It’s never wise to fully rely on tech reports regarding current and future trends. Even if the entire article takes root from an empirical observation, the result is still a prediction. Take LCD (liquid crystal display) technology, for example. Fundamentally, LCD’s engineering is ancient when compared side by side with LED. But, no one in their right mind would say that LED is winning over LCD.
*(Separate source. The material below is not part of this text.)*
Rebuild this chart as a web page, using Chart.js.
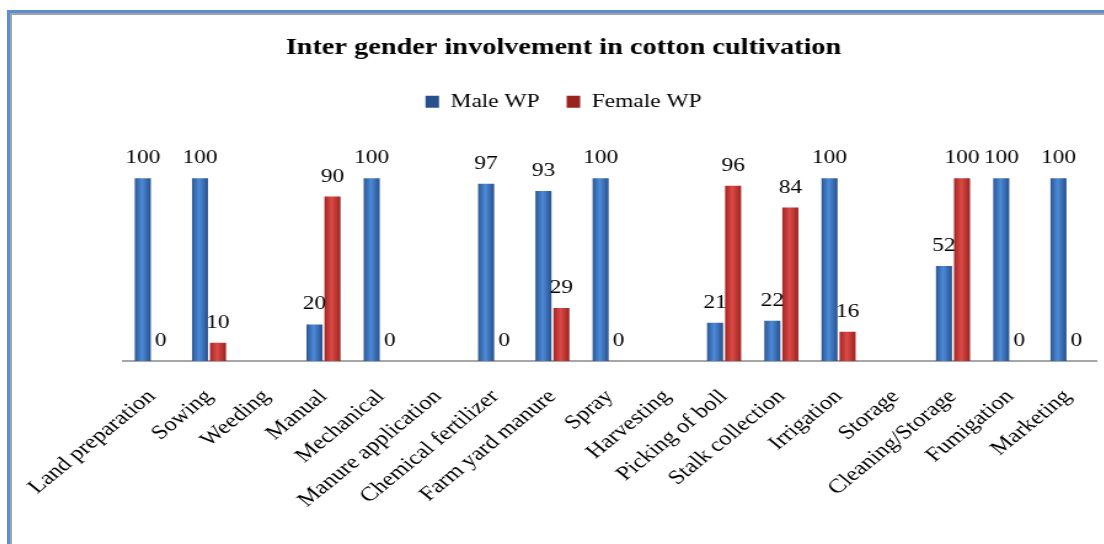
<!DOCTYPE html>
<html><head><meta charset="utf-8">
<script src="https://cdn.jsdelivr.net/npm/chart.js@4.4.0/dist/chart.umd.min.js"></script>
<style>
html,body{margin:0;padding:0;background:#fff;overflow:hidden;width:1104px;height:544px;position:relative;}
#wrap{position:absolute;left:10px;top:0;width:900px;height:544px;transform:scaleX(1.23);transform-origin:0 0;}
#frameBlue{position:absolute;left:7px;top:10px;width:1200px;height:600px;border-left:3px solid #5B8ED6;border-top:3px solid #5B8ED6;}
#frameGrey{position:absolute;left:10px;top:13px;width:1200px;height:600px;border-left:2px solid #A3A3A3;border-top:2px solid #A3A3A3;}
</style></head>
<body>
<div id="wrap"><canvas id="c" width="900" height="544"></canvas></div>
<div id="frameBlue"></div><div id="frameGrey"></div>
<script>
const titleText = 'Inter gender involvement in cotton cultivation';
const seriesNames = ['Male WP', 'Female WP'];
const categories = ['Land preparation','Sowing','Weeding','Manual','Mechanical','Manure application','Chemical fertilizer','Farm yard manure','Spray','Harvesting','Picking of boll','Stalk collection','Irrigation','Storage','Cleaning/Storage','Fumigation','Marketing'];
const maleWP   = [100,100,null,20,100,null,97,93,100,null,21,22,100,null,52,100,100];
const femaleWP = [0,10,null,90,0,null,0,29,0,null,96,84,16,null,100,0,0];
const yTicks = {min: 0, max: 120};

const FONT = 'Liberation Serif';
const blue = {mid:'#3C72BC', edge:'#2B5794', light:'#4C8AD8', dark:'#28508C'};
const red  = {mid:'#C23A37', edge:'#A32624', light:'#DC4A46', dark:'#9A2320'};

function barFill(base){
  return (c) => {
    if (c.type !== 'data') return base.mid;
    const chart = c.chart;
    const el = chart.getDatasetMeta(c.datasetIndex).data[c.dataIndex];
    if (!el || !isFinite(el.x) || !el.width) return base.mid;
    const g = chart.ctx.createLinearGradient(el.x - el.width/2, 0, el.x + el.width/2, 0);
    g.addColorStop(0, base.edge);
    g.addColorStop(0.45, base.light);
    g.addColorStop(1, base.dark);
    return g;
  };
}

const valueLabels = {
  id: 'valueLabels',
  afterDatasetsDraw(chart){
    const ctx = chart.ctx;
    ctx.save();
    ctx.font = '19px "' + FONT + '"';
    ctx.fillStyle = '#000';
    ctx.textAlign = 'center';
    ctx.textBaseline = 'alphabetic';
    chart.data.datasets.forEach((ds, di) => {
      const meta = chart.getDatasetMeta(di);
      meta.data.forEach((bar, i) => {
        const v = ds.data[i];
        if (v === null || v === undefined) return;
        ctx.fillText(String(v), bar.x, bar.y - 15);
      });
    });
    ctx.restore();
  }
};

const hidden = {display:false, drawTicks:false};
const chart = new Chart(document.getElementById('c'), {
  type: 'bar',
  data: {
    labels: categories,
    datasets: [
      {label: seriesNames[0], data: maleWP, backgroundColor: barFill(blue), borderWidth: 0, xAxisID:'x', yAxisID:'y'},
      {label: seriesNames[1], data: femaleWP, backgroundColor: barFill(red), borderWidth: 0, xAxisID:'x', yAxisID:'y'}
    ]
  },
  options: {
    responsive: false,
    animation: false,
    categoryPercentage: 0.63,
    barPercentage: 0.89,
    layout: {padding: 0},
    plugins: {
      title: {display:true, text:titleText, color:'#000', font:{family:FONT, size:23, weight:'bold'}, padding:{top:34, bottom:8.7}},
      legend: {display:true, position:'top', labels:{color:'#000', font:{family:FONT, size:19}, boxWidth:11, boxHeight:12, padding:22}},
      tooltip: {enabled:false}
    },
    scales: {
      x: {position:'bottom', grid: hidden, border:{display:true, color:'#A6A6A6', width:2},
          ticks:{color:'#000', font:{family:FONT, size:20}, minRotation:45, maxRotation:45, padding:24, autoSkip:false},
          afterFit(s){ s.height = 183; s.paddingLeft = 0; s.paddingRight = 0; }},
      xTop: {type:'category', position:'top', display:true, grid: hidden, border:{display:false}, ticks:{display:false},
          afterFit(s){ s.height = 20.5; }},
      y: {position:'left', min:yTicks.min, max:yTicks.max, display:true, grid: hidden, border:{display:false}, ticks:{display:false},
          afterFit(s){ s.width = 92; }},
      yRight: {type:'linear', position:'right', display:true, grid: hidden, border:{display:false}, ticks:{display:false},
          afterFit(s){ s.width = 17; }}
    }
  },
  plugins: [valueLabels]
});
chart.update('none');
</script>
</body></html>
These two reports, one from 2007 and one from 2014, confirm LCD’s staying power. A scholarly article published by the University of Houston dismissed the LCD when it was still at its peak. The university was only right to brag, as their researchers discovered FED (field emission display) that was supposed to dethrone LCD as the new king of screens. More than that, the discovery was to urge nanopantography as a new way of manufacturing display components. Seven years later, researchers at the University of Utah created a new kind of polarizing filter that blocked light on LCD displays. No one has since heard of nanopantography, and this study used LCD as the main tech that it tries to improve.
Where LED Comes Short
There is little doubt that LED, or its purebred brother OLED, are the future of screen technology. Devices using these simply have better displays, and this isevident in many high-end smartphones. But, in monitors and televisions, LED still has to work with LCD, which would explain why many TVs are actually LED LCD TVs. On the other hand, OLED is more common in smaller screens. One more thing about devices using OLED tend to be very expensive, and the technology is not as flexible as LCD.
Standing Out, Standing Strong
The reason why Microtips Technology and other LCD manufacturers are still relevant today is because the technology is still commonly used today. First of all, the maturity; since George Heilmeier made major breakthroughs in the use of LCD and James Fergason’s discovery of twisted nemantic LCD, the technology has seen exceptional advancements. The most common form of monitor displays, TFT and IPS, still work on LCD screens.
Second, LCD is flexible. Considering where it’s applied, LCD is probably the most common screen type in the world. There are many variations of the technology: FSTN and color STN, chip-on-glass (COG), chip-on-board (COB), tape automated bonding (TAB) and touch panels.
If these don’t sound familiar, you might want to look at you printer and fax machine interfaces, digital watches, and other small screens, as these typically make use of the particular LCD type. In addition, any 8-bit or 12-bit screens are likely to be a type of LCD.
As for color displays, there are the aforementioned TFT and IPS display technologies. These two only differ in the films used, and while IPS offers better display, there are benefits for TFT screens that make them attractive to certain groups of people. These are more frequent in larger devices, such as monitors, televisions, tablets, smart phones, navigation systems, and more.
When LED technology proves too enticing, it would be smart to reconsider the older LCD. After all, it is cost efficient, flexible, and has a more familiar structure. Unless LED and OLED screens become cheaper and more widely manufactured in the next few years, LCD is the way to go.